• Source data

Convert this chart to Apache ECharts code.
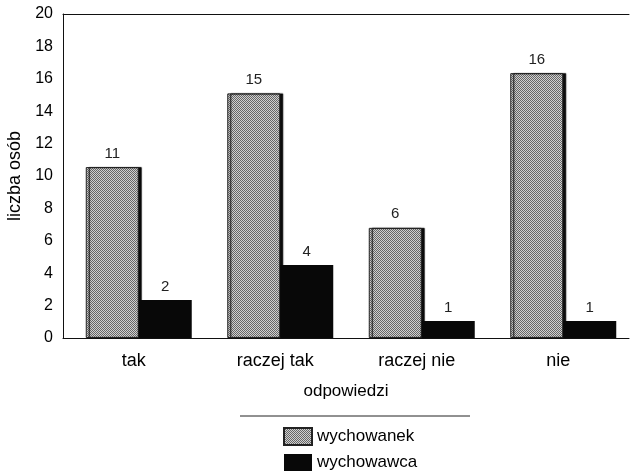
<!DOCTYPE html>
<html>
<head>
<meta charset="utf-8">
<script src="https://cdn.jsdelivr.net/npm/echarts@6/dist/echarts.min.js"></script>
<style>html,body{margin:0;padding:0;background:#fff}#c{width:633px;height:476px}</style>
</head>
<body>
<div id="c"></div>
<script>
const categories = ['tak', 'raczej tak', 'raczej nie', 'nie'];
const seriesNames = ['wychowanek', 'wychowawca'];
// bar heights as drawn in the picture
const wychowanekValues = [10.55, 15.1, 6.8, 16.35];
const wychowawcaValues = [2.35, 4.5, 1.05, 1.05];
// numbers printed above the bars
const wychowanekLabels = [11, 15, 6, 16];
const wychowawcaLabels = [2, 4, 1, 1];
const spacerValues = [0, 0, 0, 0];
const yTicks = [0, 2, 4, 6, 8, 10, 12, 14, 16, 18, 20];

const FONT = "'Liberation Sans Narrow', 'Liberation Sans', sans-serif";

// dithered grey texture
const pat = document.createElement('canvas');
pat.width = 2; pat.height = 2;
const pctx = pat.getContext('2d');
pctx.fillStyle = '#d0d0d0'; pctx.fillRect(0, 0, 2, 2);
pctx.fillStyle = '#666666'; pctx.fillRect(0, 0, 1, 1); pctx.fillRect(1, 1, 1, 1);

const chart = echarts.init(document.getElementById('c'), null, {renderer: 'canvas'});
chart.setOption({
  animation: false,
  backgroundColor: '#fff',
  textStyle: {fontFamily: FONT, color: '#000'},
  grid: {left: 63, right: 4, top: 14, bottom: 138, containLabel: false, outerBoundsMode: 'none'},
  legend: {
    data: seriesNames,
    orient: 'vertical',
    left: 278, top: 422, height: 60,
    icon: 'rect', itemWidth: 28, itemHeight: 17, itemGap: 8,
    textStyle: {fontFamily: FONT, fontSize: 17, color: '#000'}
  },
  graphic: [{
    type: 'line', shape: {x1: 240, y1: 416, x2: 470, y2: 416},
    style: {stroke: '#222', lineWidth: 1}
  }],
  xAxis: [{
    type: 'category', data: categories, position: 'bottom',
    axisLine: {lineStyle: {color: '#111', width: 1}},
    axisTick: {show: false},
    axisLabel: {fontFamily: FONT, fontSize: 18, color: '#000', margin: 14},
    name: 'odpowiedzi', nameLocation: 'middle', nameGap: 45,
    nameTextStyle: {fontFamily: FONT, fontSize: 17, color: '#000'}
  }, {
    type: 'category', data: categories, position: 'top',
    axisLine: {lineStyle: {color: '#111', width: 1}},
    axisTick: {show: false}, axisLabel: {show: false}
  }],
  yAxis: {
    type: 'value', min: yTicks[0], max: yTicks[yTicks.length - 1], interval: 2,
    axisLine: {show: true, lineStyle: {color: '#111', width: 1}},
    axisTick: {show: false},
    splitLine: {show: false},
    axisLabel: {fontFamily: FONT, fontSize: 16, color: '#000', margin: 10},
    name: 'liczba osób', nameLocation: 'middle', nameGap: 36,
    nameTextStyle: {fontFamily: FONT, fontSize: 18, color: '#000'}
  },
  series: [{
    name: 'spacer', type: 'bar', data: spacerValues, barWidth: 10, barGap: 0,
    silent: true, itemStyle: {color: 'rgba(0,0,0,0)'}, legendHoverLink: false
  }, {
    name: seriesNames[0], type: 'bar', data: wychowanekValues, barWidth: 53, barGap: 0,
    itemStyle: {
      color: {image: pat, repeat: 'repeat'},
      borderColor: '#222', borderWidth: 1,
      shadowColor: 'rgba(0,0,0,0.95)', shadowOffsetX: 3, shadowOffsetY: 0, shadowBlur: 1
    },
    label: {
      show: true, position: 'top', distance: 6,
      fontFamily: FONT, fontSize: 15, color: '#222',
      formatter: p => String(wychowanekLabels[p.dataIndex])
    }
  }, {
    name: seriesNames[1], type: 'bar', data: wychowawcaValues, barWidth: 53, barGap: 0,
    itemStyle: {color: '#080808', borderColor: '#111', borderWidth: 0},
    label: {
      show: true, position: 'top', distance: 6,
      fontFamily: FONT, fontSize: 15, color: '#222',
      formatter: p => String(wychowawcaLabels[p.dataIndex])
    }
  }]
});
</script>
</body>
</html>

• Task requirements
Only the lines from the top of the data through the line with "pctx.fillStyle = '#666666';" should be quoted, exactly and with both ends kept; skip the pictures.

• Task output
Convert this chart to Apache ECharts code.
<!DOCTYPE html>
<html>
<head>
<meta charset="utf-8">
<script src="https://cdn.jsdelivr.net/npm/echarts@6/dist/echarts.min.js"></script>
<style>html,body{margin:0;padding:0;background:#fff}#c{width:633px;height:476px}</style>
</head>
<body>
<div id="c"></div>
<script>
const categories = ['tak', 'raczej tak', 'raczej nie', 'nie'];
const seriesNames = ['wychowanek', 'wychowawca'];
// bar heights as drawn in the picture
const wychowanekValues = [10.55, 15.1, 6.8, 16.35];
const wychowawcaValues = [2.35, 4.5, 1.05, 1.05];
// numbers printed above the bars
const wychowanekLabels = [11, 15, 6, 16];
const wychowawcaLabels = [2, 4, 1, 1];
const spacerValues = [0, 0, 0, 0];
const yTicks = [0, 2, 4, 6, 8, 10, 12, 14, 16, 18, 20];

const FONT = "'Liberation Sans Narrow', 'Liberation Sans', sans-serif";

// dithered grey texture
const pat = document.createElement('canvas');
pat.width = 2; pat.height = 2;
const pctx = pat.getContext('2d');
pctx.fillStyle = '#d0d0d0'; pctx.fillRect(0, 0, 2, 2);
pctx.fillStyle = '#666666'; pctx.fillRect(0, 0, 1, 1); pctx.fillRect(1, 1, 1, 1);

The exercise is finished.